Brunello must be made from 100% Brunello clones of the sangiovese (a range of clones of the Sangiovese Grosso). It is released no sooner than the fifth year after harvest (i.e. 2001 Brunello is released in early 2006). Brunello currently must be aged in wood for 2 years and at least 4 months in a bottle before release. Traditionally, the wines are aged 3 years or so in "botte," large oak casks that impart little oak flavor but allow for the controlled softening of the wine. Modernists use small barrique which impart a more pronounced oak flavor. There is a middle ground where the wine is aged in small barrique for a short time and then spends a longer sojourn in the traditional botte.

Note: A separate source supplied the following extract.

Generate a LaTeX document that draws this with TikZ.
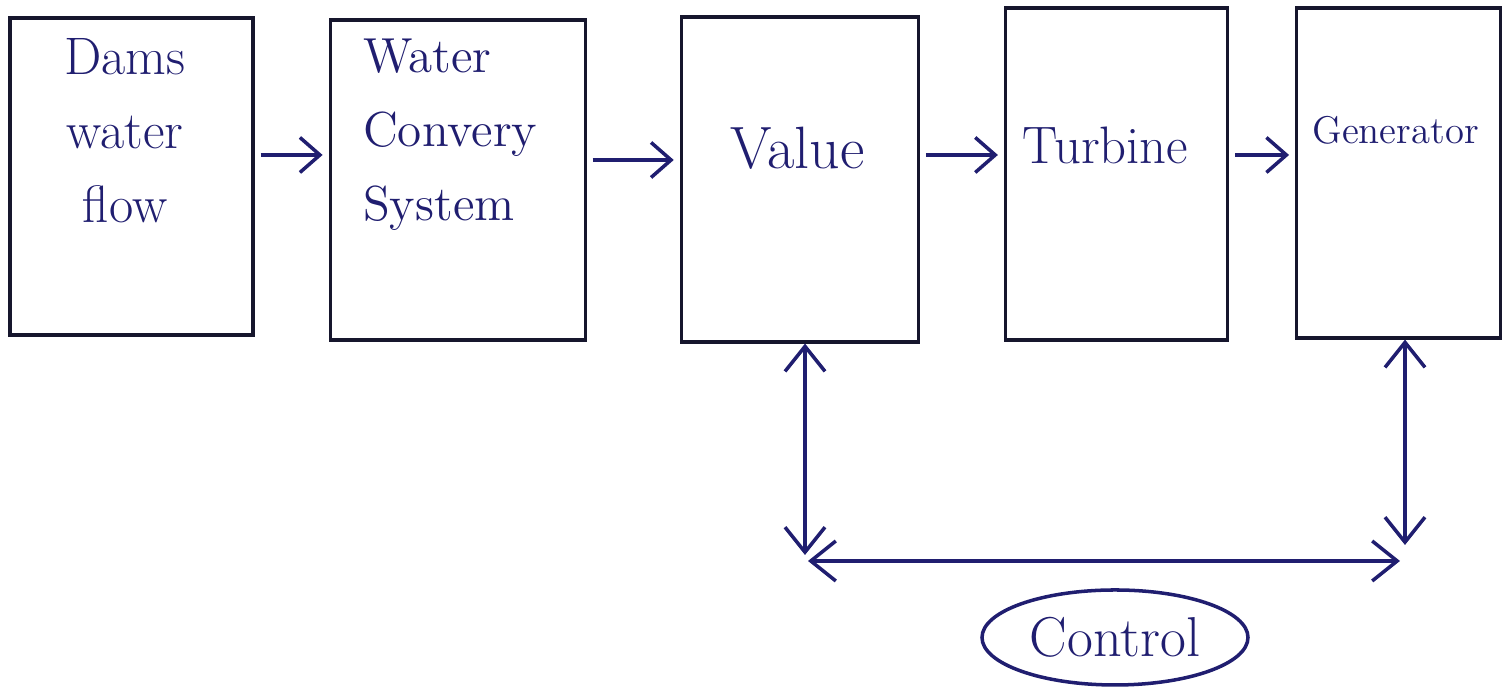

Today, Brunello is under attack by the international, modernist winemaking. The wine is becoming darker and bigger in order to garner high scores from the wine press. While there are traditional wineries that follow old school processes and yet still make dark and rich wines (Ciacci Piccolomini d'Aragona is an example), the reason for this is the conditions of the soils and the micro-climates of the vineyards. This is a far contrast to winemaking regimes that reduce the time in botte or eliminate it entirely, and follow fermentation methods designed to extract more color and tannin from the grapes. While there are many notable Brunello wines crafted in this international, modern style, they are not necessarily traditional Brunello wines.
Some think it unfortunate that those who have come to this wine recently (either on the consumer or production side) are so content to throw off a traditional style that has allowed for the economic success that Brunello has enjoyed. But one must remember that Brunello is a modern evolution. While the modern rules of Brunello making were first laid down by the Biondi Santi family in the late 1800s, the industry we see today has its roots in the 1960s when there were only a handful of producers. Even as recently as 1975, the total number of producers was approximately 25 vintners producing approximately 70,000 cases of Brunello total. According to the Consorzio di Vini di Brunello di Montalcino, in 1995 120 producers made 300,000 cases. Today there are well over 200 producers in the Consorzio. The production has risen to over 6,000,000 bottles, or 500,000 cases.
Casanova di Neri Tenuta Nuova 2001 Brunello di Montalcino was named Wine Spectator's 2006 "Wine of the Year".
Rosso di Montalcino is the other main DOC from Montalcino. This wine has few restrictions on aging other than it may not be released prior to September 1 of the year following the vintage. It is required to be 100% Brunello grape grown in a strictly delimited zone within the area of Montalcino. It can range from a soft easy to drink when young style to a wine capable of long aging when made by a fine wine estate in a great vintage.